The influence of the 1998 el Nino is evident in the graph from the SPPI’s composite global-temperature index. Even the quite strong el Nino at the beginning of 2007 did not match that of 1998 either for intensity or for duration, and it was followed by a la Nina even more profound than that which followed the 1998 el Nino. The graph demonstrates that the Hadley Centre’s prediction that the next el Nino year will set a new global record for temperature is unlikely, though not impossible. The pink region of the graph is the IPCC’s range of projections for global temperature increase: the straight red line through the data curve shows that there has been a slight falling trend in global temperatures since the great el Nino of 1998.

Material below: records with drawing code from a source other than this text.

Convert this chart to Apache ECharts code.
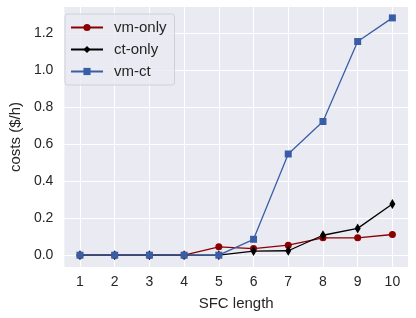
<!DOCTYPE html>
<html><head><meta charset="utf-8">
<script src="https://cdn.jsdelivr.net/npm/echarts@6/dist/echarts.min.js"></script>
<style>html,body{margin:0;padding:0;background:#fff}#c{width:416px;height:318px}</style>
</head><body><div id="c"></div>
<script>
const categories = [1, 2, 3, 4, 5, 6, 7, 8, 9, 10];
const vmOnly = [0, 0, 0, 0, 0.045, 0.036, 0.054, 0.094, 0.094, 0.112];
const ctOnly = [0, 0, 0, 0, 0, 0.022, 0.024, 0.108, 0.145, 0.277];
const vmCt = [0, 0, 0, 0, 0, 0.086, 0.548, 0.724, 1.157, 1.285];
const yTicks = [0, 0.2, 0.4, 0.6, 0.8, 1.0, 1.2];

const font = 'Liberation Sans, Arial, sans-serif';
const pair = arr => categories.map((c, i) => [c, arr[i]]);

const chart = echarts.init(document.getElementById('c'), null, {renderer: 'canvas'});
chart.setOption({
  animation: false,
  backgroundColor: '#ffffff',
  grid: {left: 58, right: 8, top: 7, bottom: 51, show: true, backgroundColor: '#EAEAF2', borderWidth: 0},
  legend: {
    left: 65, top: 14, orient: 'vertical',
    itemWidth: 32, itemHeight: 9, itemGap: 7,
    padding: [6, 8, 6, 5],
    backgroundColor: 'rgba(234,234,242,0.8)', borderColor: '#d0d0d8', borderWidth: 1, borderRadius: 3,
    textStyle: {fontFamily: font, fontSize: 15, color: '#262626', padding: [0, 0, 0, 6]},
    data: ['vm-only', 'ct-only', 'vm-ct']
  },
  xAxis: {
    type: 'value', min: 0.55, max: 10.45,
    name: 'SFC length', nameLocation: 'middle', nameGap: 29.5,
    nameTextStyle: {fontFamily: font, fontSize: 15, color: '#262626'},
    axisLine: {show: false}, axisTick: {show: false, customValues: categories},
    axisLabel: {customValues: categories, fontFamily: font, fontSize: 14, color: '#262626', margin: 8},
    splitLine: {show: true, lineStyle: {color: '#ffffff', width: 1}}
  },
  yAxis: {
    type: 'value', min: -0.064, max: 1.344,
    name: 'costs ($/h)', nameLocation: 'middle', nameGap: 36,
    nameTextStyle: {fontFamily: font, fontSize: 15, color: '#262626'},
    axisLine: {show: false}, axisTick: {show: false, customValues: yTicks},
    axisLabel: {customValues: yTicks, fontFamily: font, fontSize: 14, color: '#262626', margin: 11,
      formatter: v => v.toFixed(1)},
    splitLine: {show: true, lineStyle: {color: '#ffffff', width: 1}}
  },
  series: [
    {name: 'vm-only', type: 'line', data: pair(vmOnly), symbol: 'circle', symbolSize: 7,
      itemStyle: {color: '#8B0000'}, lineStyle: {color: '#8B0000', width: 1.3}},
    {name: 'ct-only', type: 'line', data: pair(ctOnly), symbol: 'diamond', symbolSize: [6, 10],
      itemStyle: {color: '#000000'}, lineStyle: {color: '#000000', width: 1.3}},
    {name: 'vm-ct', type: 'line', data: pair(vmCt), symbol: 'rect', symbolSize: 7,
      itemStyle: {color: '#3A5EA6'}, lineStyle: {color: '#3A5EA6', width: 1.3}}
  ]
});
</script></body></html>
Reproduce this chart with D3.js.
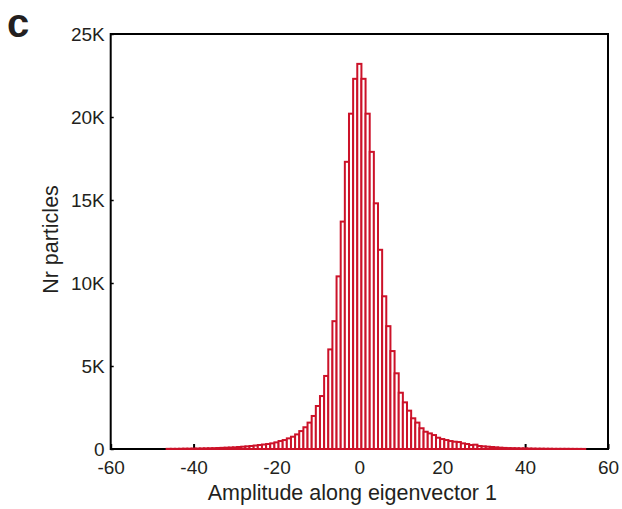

“‘Global warming’ has not gone away”: It has long been settled science that enrichment of the atmosphere with carbon dioxide will be likely to cause some warming. Since the concentration of carbon dioxide continues to increase (albeit at a rate so far below the IPCC’s projections that its predicted temperature increase to 2100 must now be halved), it is true that some further warming, eventually, is to be expected. However, as figure 1 shows, “global warming” has now “gone away” for 11 straight years, indicating the power of natural influences – notably the intense el Nino of 1998 and the prolonged recent inactivity of the Sun, with as many as 266 spotless days in 2008 – to overlie and even to extinguish the comparatively small influence of anthropogenic “global warming”. End of scare.